**PROBLEM REQUIREMENTS:**
Starting with the first line below, extract each line through the one that contains "import plotly.graph_objects as go", inclusive, excluding pictures.

--- START GIVEN DATA ---

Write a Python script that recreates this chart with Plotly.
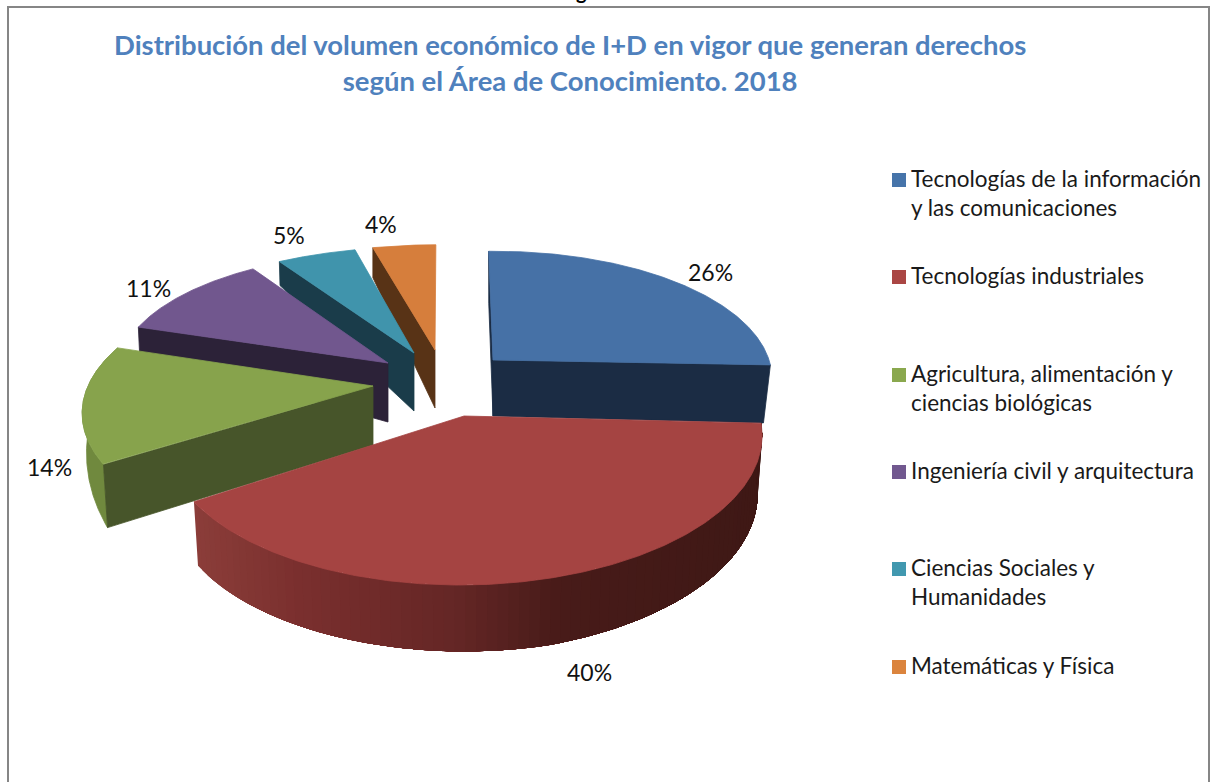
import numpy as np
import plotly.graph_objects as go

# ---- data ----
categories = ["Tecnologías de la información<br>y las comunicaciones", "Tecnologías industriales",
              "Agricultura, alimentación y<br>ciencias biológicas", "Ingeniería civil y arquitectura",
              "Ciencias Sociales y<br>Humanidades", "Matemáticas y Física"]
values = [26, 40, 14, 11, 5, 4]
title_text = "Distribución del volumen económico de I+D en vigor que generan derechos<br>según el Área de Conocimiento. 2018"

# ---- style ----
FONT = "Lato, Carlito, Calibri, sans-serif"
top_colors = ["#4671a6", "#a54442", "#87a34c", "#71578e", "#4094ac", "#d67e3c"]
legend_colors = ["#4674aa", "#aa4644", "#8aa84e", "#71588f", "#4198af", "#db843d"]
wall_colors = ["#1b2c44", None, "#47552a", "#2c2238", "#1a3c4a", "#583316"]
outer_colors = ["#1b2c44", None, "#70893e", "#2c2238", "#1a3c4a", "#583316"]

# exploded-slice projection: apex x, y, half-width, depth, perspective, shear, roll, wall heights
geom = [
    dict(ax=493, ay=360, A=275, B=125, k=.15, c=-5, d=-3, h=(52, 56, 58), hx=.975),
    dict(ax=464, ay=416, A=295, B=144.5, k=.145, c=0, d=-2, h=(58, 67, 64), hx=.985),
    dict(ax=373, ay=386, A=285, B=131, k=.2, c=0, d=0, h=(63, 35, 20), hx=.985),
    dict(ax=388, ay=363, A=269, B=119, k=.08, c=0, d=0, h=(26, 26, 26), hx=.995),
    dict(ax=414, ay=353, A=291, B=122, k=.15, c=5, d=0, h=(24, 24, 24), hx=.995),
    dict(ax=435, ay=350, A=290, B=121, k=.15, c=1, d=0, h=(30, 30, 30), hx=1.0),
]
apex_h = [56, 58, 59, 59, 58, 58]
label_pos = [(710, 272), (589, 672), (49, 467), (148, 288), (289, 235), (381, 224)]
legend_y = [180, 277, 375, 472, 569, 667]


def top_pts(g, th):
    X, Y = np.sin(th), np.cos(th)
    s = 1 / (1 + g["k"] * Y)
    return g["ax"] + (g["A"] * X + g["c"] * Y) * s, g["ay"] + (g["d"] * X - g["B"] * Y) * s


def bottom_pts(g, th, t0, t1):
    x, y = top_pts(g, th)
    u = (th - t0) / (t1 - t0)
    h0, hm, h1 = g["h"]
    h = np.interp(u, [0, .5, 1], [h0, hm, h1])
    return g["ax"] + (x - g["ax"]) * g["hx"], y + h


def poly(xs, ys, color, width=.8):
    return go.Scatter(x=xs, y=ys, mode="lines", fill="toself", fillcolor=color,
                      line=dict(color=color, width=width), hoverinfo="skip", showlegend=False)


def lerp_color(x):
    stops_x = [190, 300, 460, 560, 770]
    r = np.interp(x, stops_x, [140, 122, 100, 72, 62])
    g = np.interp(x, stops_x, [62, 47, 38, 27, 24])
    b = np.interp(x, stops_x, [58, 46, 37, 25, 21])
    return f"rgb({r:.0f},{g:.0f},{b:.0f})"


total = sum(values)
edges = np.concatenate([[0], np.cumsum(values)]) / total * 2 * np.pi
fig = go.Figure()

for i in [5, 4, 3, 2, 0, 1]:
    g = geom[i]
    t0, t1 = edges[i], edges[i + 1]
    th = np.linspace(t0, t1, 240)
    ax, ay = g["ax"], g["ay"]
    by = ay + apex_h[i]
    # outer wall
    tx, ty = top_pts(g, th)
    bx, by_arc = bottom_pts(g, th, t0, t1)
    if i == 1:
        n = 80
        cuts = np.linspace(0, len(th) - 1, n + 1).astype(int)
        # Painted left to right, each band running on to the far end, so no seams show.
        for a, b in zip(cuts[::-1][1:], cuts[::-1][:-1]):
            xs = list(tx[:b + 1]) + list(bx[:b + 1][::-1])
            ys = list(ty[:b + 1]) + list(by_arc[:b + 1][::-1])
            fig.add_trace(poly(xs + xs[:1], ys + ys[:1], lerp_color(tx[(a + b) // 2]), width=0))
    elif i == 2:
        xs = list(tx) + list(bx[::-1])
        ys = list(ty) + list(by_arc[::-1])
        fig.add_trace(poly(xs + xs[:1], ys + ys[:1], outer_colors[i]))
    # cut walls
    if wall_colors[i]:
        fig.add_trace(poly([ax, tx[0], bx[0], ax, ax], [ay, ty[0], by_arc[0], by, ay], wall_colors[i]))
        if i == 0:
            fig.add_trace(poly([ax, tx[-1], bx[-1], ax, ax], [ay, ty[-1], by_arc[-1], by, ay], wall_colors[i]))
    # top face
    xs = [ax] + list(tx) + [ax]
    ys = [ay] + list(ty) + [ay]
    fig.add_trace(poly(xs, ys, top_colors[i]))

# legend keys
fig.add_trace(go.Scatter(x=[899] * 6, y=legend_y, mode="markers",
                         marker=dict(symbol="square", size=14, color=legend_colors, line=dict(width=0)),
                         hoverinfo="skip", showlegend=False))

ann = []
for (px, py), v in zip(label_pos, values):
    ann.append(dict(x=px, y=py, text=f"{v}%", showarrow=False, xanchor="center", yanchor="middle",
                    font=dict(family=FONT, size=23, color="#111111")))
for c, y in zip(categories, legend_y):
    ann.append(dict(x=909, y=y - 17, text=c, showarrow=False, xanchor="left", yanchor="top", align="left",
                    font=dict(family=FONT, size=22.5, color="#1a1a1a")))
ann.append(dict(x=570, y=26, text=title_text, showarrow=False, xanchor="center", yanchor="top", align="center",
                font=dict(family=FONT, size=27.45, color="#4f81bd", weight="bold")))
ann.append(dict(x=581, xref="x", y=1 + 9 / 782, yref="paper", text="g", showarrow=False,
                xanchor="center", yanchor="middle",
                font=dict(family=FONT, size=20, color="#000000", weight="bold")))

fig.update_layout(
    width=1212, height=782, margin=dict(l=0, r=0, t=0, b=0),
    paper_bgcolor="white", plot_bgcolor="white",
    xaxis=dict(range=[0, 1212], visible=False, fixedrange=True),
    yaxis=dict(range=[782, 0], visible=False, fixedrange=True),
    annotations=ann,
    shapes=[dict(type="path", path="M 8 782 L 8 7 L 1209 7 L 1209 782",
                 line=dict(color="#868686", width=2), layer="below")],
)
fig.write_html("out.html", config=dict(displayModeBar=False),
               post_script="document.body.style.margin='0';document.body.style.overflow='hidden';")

--- END GIVEN DATA ---

**WRITTEN RESPONSE:**
Write a Python script that recreates this chart with Plotly.
import numpy as np
import plotly.graph_objects as go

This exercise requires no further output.